Clark’s own proposal in the CT article is the forging of a new evangelical theology that is genuinely conservative, in the best sense of faithful to given revelation, and at the same time contemporary in the best sense of responsible to culture and authentic in relation to truth. (27)  One finds in the last few paragraphs of the article the difference from Erickson’s translating model of a contemporary evangelical theology.  Pinnock calls for “creativity” in evangelical theology without accommodation to secular (especially naturalistic) thought forms.  He declared “I am not advocating static conservatism.  Fidelity does not consist in simply repeating old formulas drafted in an earlier time.” (28-29)  If he were following Erickson, one would expect him then to say something about restating the old formulas for cultural relevance, but he goes beyond that.  Next he says “It includes the creative thinking required to make the old message fresh and new” and “I see a kind of theological synthesis possible in which the Bible remains normative, but in which it is read afresh under the illumination of the Spirit who makes it live for us.” (29)

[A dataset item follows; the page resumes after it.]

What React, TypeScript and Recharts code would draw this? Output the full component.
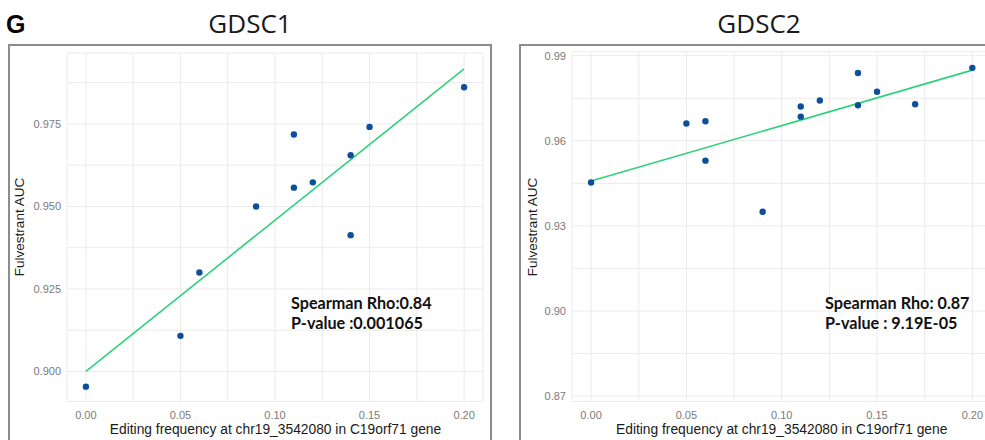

Clark’s program for a truly postconservative evangelical theology is only tentatively set forth in the CT article, but a close reading of it reveals something new in evangelical theology.  Clark was calling for theological creativity without capitulation to non-Christian norms.  He spelled it out in more detail in Tracking the Maze where he labeled it “postconservative” and compared it with post-Vatican 2 Catholic thought that affirms the essentials of the faith, basic Christian orthodoxy, but is willing to make some changes in theology that go beyond altering the ways in which they are expressed.  Among these changes he mentions “more openness to the humanity of the Bible,” willingness to “talk about diversity in the biblical teaching,” “open discussion about the nature of the deity and the possible need to place more emphasis on the openness of God to temporal process,” and “a growing tendency to allow for the possibility of the salvation of the unevangelized.” (67-68)

Of course, these are changes Clark himself explored in later monographs on particular doctrines.  All throughout his exploration of this postconservative paradigm of evangelical theology and his attempts at working it out in particular areas of theology Clark remained firmly planted in the evangelical tradition of biblicism, conversionism, crucicentrism, activism and respect for the Great Tradition of Protestant orthodoxy—even as he found it necessary to alter and adjust some aspects of these in light of fresh and faithful reflection on the Word of God in light of the Holy Spirit’s ongoing, dynamic presence among us.

That Clark’s theological pilgrimage since 1979 has been condemned by neo-fundamentalist evangelicals is not surprising; the postfundamentalists like Henry, Carnell and Ramm were condemned by the old fundamentalists.  Courage in creativity is always going to be criticized and even condemned by the gatekeepers of tradition.  What concerns me is not that neo-fundamentalists have condemned Clark and his pilgrimage in theology but that many mainstream evangelical leaders and spokesmen have in a cowardly manner neglected or refused to speak up in his defense.”